Num primeiro momento, num movimento defensivo, esses sujeitos podem apresentar uma reação aloplástica, tentando mudar o ambiente e o contato com o adulto agressor, acreditando que esse choque não mais acontecerá. Quando percebem a impossibilidade dessa mudança ocorrer, podem surgir reações autoplásticas, utilizando defesas como a clivagem, a fragmentação, a atomização de si e a autotomia (capacidade que algumas espécies possuem de liberar partes de seu corpo em automutilação). Na linguagem de Winnicott o sujeito utiliza-se de um falso self para sofrer, enquanto o verdadeiro self ficará de algum modo, protegido. De um lado a morte e do outro a vida, dor e riso, mesclando desespero e alento sempre em busca de regenerar o que restou.
No Diário Clínico de 1932, Ferenczi refere-se à insensibilidade do analista que podemos considerar como uma defesa nossa, que quando utilizada, poderá nos impedir de sermos afetados e consequentemente deixamos de afetar nossos analisandos no encontro clínico.
Em Elasticidade da Técnica Psicanalítica, Ferenczi retoma uma formulação importantíssima de Freud, até então não devidamente valorizada: a de que uma interpretação cometida sem tato é não apenas inócua, mas efetivamente patogênica.
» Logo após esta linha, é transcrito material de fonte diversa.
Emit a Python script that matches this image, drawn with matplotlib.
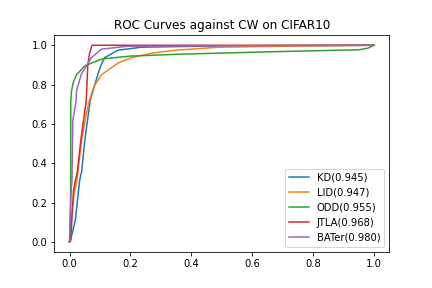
import matplotlib
matplotlib.use('Agg')
import matplotlib.pyplot as plt

# ROC points (fpr, tpr)
kd_fpr = [0.0, 0.002, 0.019, 0.033, 0.04, 0.05, 0.068, 0.083, 0.1, 0.115, 0.16, 0.235, 0.5, 1.0]
kd_tpr = [0.0, 0.0, 0.11, 0.31, 0.36, 0.515, 0.72, 0.80, 0.886, 0.937, 0.975, 0.99, 0.997, 1.0]

lid_fpr = [0.0, 0.005, 0.015, 0.024, 0.04, 0.055, 0.065, 0.08, 0.105, 0.16, 0.2, 0.27, 0.35, 0.49, 0.7, 1.0]
lid_tpr = [0.0, 0.1, 0.25, 0.31, 0.52, 0.65, 0.72, 0.79, 0.85, 0.91, 0.935, 0.96, 0.975, 0.99, 0.995, 1.0]

odd_fpr = [0.0, 0.002, 0.004, 0.004, 0.007, 0.012, 0.023, 0.05, 0.105, 0.2, 0.37, 0.69, 0.95, 0.98, 1.0]
odd_tpr = [0.0, 0.05, 0.3, 0.72, 0.77, 0.81, 0.85, 0.895, 0.93, 0.945, 0.955, 0.968, 0.977, 0.985, 1.0]

jtla_fpr = [0.0, 0.004, 0.013, 0.019, 0.026, 0.037, 0.055, 0.06, 0.066, 0.074, 1.0]
jtla_tpr = [0.0, 0.01, 0.26, 0.31, 0.36, 0.515, 0.72, 0.9, 0.96, 1.0, 1.0]

bater_fpr = [0.0, 0.002, 0.005, 0.008, 0.011, 0.022, 0.023, 0.039, 0.072, 0.105, 0.19, 1.0]
bater_tpr = [0.0, 0.1, 0.25, 0.31, 0.62, 0.72, 0.77, 0.853, 0.937, 0.98, 0.995, 1.0]

labels = ['KD(0.945)', 'LID(0.947)', 'ODD(0.955)', 'JTLA(0.968)', 'BATer(0.980)']

fig = plt.figure(figsize=(6, 4), dpi=72)
fig.subplots_adjust(left=0.1257, right=0.901, bottom=0.126, top=0.877)
plt.plot(kd_fpr, kd_tpr, label=labels[0])
plt.plot(lid_fpr, lid_tpr, label=labels[1])
plt.plot(odd_fpr, odd_tpr, label=labels[2])
plt.plot(jtla_fpr, jtla_tpr, label=labels[3])
plt.plot(bater_fpr, bater_tpr, label=labels[4])
plt.title('ROC Curves against CW on CIFAR10')
plt.legend(loc='lower right')
plt.savefig('out.png')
Segundo Kupermann:
“Ferenczi remete o tato, cujo sentido Freud não chegou a aprofundar, à faculdade da empatia (Einfuhlung), até então explorada apenas no terreno da investigação estética, e cuja tradução literal seria “sentir dentro” […] é a compreensão do campo transferencial como um plano de compartilhamento afetivo que, por meio do encontro lúdico, favorece a produção de sentidos para as experiências de cada um dos parceiros da análise. Se o analista se dispuser a ser usado como um “joão-teimoso”, e se oferecer como suporte das mais intensas manifestações afetivas previstas pela transferência, será recompensado com o ultrapassamento de muitas das resistências objetivas, impostas pelo tratamento-padrão. Assim, a inovação de Ferenczi segundo a sua própria avaliação, foi resgatar da regra fundamental, a dimensão de liberdade.”
Para efeito terapêutico, a psicanálise, privilegia a singularidade de cada analisando e a dignidade de seu sofrimento. A interpretação excessiva, privilegiando o inteligível e não as vivências afetivas, pode inibir as manifestações regressivas. Coube a Ferenczi formular a necessidade do acolhimento do infantil em análise. Em Análises de crianças com adultos, texto de 1931, ele nos mostra que em vez de falar DA criança que habita o analisando via interpretação, seria preciso falar COM a criança que aparece em cada sujeito, dando voz ao aforisma com o qual me propus trabalhar neste artigo.
“NAS HORAS GRAVES, OS OLHOS FICAM CEGOS;
É PRECISO, ENTÃO, ENXERGAR COM O CORAÇÃO.”